Provided material

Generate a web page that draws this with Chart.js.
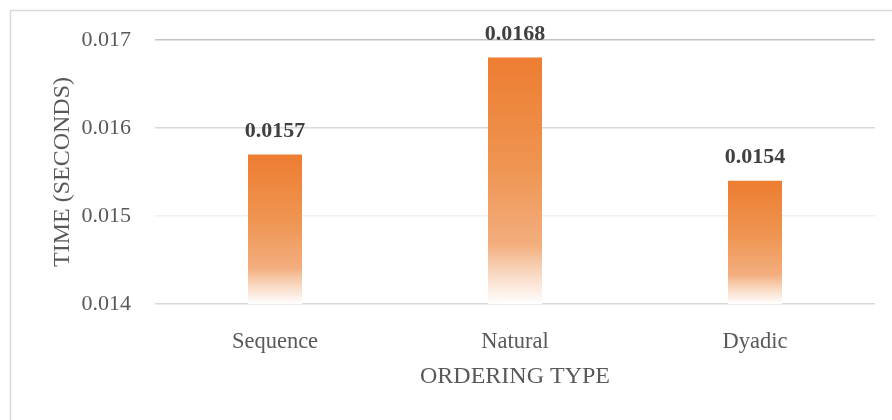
<!DOCTYPE html>
<html>
<head>
<meta charset="utf-8">
<script src="https://cdn.jsdelivr.net/npm/chart.js@4.4.1/dist/chart.umd.min.js"></script>
<style>
  html, body { margin: 0; padding: 0; background: #ffffff; }
  #wrap { width: 892px; height: 420px; position: relative; }
</style>
</head>
<body>
<div id="wrap"><canvas id="chart" width="892" height="420"></canvas></div>
<script>
// Run time per ordering type
const categories = ['Sequence', 'Natural', 'Dyadic'];
const times = [0.0157, 0.0168, 0.0154];
const yTicks = [0.014, 0.015, 0.016, 0.017];

const FONT = "'Liberation Serif', 'Times New Roman', serif";
const TEXT = '#595959';

// Orange fill fading to white towards the baseline, per bar
function barGradient(ctx) {
  const chart = ctx.chart;
  const y = chart.scales.y;
  if (!y || ctx.dataIndex === undefined) return '#ED7D31';
  const v = ctx.dataset.data[ctx.dataIndex];
  const top = y.getPixelForValue(v);
  const bottom = y.getPixelForValue(y.min);
  if (!isFinite(top) || !isFinite(bottom) || bottom <= top) return '#ED7D31';
  const g = chart.ctx.createLinearGradient(0, top, 0, bottom);
  g.addColorStop(0, '#ED7D31');
  g.addColorStop(0.45, '#EF9552');
  g.addColorStop(0.76, '#F3AE7E');
  g.addColorStop(0.86, '#F8D3B9');
  g.addColorStop(1, '#FFFFFF');
  return g;
}

// Light frame around the chart
const framePlugin = {
  id: 'frame',
  beforeDraw(chart) {
    const c = chart.ctx;
    c.save();
    c.fillStyle = '#ffffff';
    c.fillRect(0, 0, chart.width, chart.height);
    c.strokeStyle = '#d9d9d9';
    c.lineWidth = 1.5;
    c.strokeRect(10.5, 10.5, chart.width + 100, chart.height + 100);
    c.restore();
  }
};

// Bold value labels above each bar
const valueLabels = {
  id: 'valueLabels',
  afterDatasetsDraw(chart) {
    const c = chart.ctx;
    const meta = chart.getDatasetMeta(0);
    c.save();
    c.font = "bold 22px " + FONT;
    c.fillStyle = '#404040';
    c.textAlign = 'center';
    c.textBaseline = 'middle';
    meta.data.forEach((bar, i) => {
      const v = chart.data.datasets[0].data[i];
      c.fillText(v.toFixed(4), bar.x, bar.y - 23);
    });
    c.restore();
  }
};

const gridColors = { '0.014': '#d9d9d9', '0.015': '#efefef', '0.016': '#d9d9d9', '0.017': '#c4c4c4' };

new Chart(document.getElementById('chart'), {
  type: 'bar',
  data: {
    labels: categories,
    datasets: [{
      data: times,
      backgroundColor: barGradient,
      borderWidth: 0,
      barPercentage: 0.225,
      categoryPercentage: 1.0
    }]
  },
  options: {
    responsive: false,
    animation: false,
    devicePixelRatio: 1,
    layout: { padding: { left: 0, top: 40, right: 17, bottom: 0 } },
    plugins: { legend: { display: false }, tooltip: { enabled: false } },
    scales: {
      x: {
        grid: { display: false },
        border: { display: false },
        ticks: { color: TEXT, font: { family: FONT, size: 22.5 }, padding: 17 },
        title: {
          display: true,
          text: 'ORDERING TYPE',
          color: TEXT,
          font: { family: FONT, size: 24 },
          padding: { top: 0, bottom: 29 }
        },
        afterFit(scale) { scale.height = 116; }
      },
      y: {
        min: yTicks[0],
        max: yTicks[yTicks.length - 1],
        afterBuildTicks(scale) { scale.ticks = yTicks.map(v => ({ value: v })); },
        grid: {
          drawTicks: false,
          lineWidth: 1.5,
          color: ctx => gridColors[ctx.tick ? ctx.tick.value.toFixed(3) : '0.014'] || '#d9d9d9'
        },
        border: { display: false },
        ticks: {
          color: TEXT,
          font: { family: FONT, size: 22 },
          padding: 24,
          callback: v => Number(v).toFixed(3)
        },
        title: {
          display: true,
          text: 'TIME (SECONDS)',
          color: TEXT,
          font: { family: FONT, size: 24 },
          padding: { top: 48, bottom: 0 }
        },
        afterFit(scale) { scale.width = 155; }
      }
    }
  },
  plugins: [framePlugin, valueLabels]
});
</script>
</body>
</html>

What the task requires
Pictures are excluded: retype only the lines from the beginning of the listing above through the line with "const TEXT = '#595959';", both included.

Solution for this task
Generate a web page that draws this with Chart.js.
<!DOCTYPE html>
<html>
<head>
<meta charset="utf-8">
<script src="https://cdn.jsdelivr.net/npm/chart.js@4.4.1/dist/chart.umd.min.js"></script>
<style>
  html, body { margin: 0; padding: 0; background: #ffffff; }
  #wrap { width: 892px; height: 420px; position: relative; }
</style>
</head>
<body>
<div id="wrap"><canvas id="chart" width="892" height="420"></canvas></div>
<script>
// Run time per ordering type
const categories = ['Sequence', 'Natural', 'Dyadic'];
const times = [0.0157, 0.0168, 0.0154];
const yTicks = [0.014, 0.015, 0.016, 0.017];

const FONT = "'Liberation Serif', 'Times New Roman', serif";
const TEXT = '#595959';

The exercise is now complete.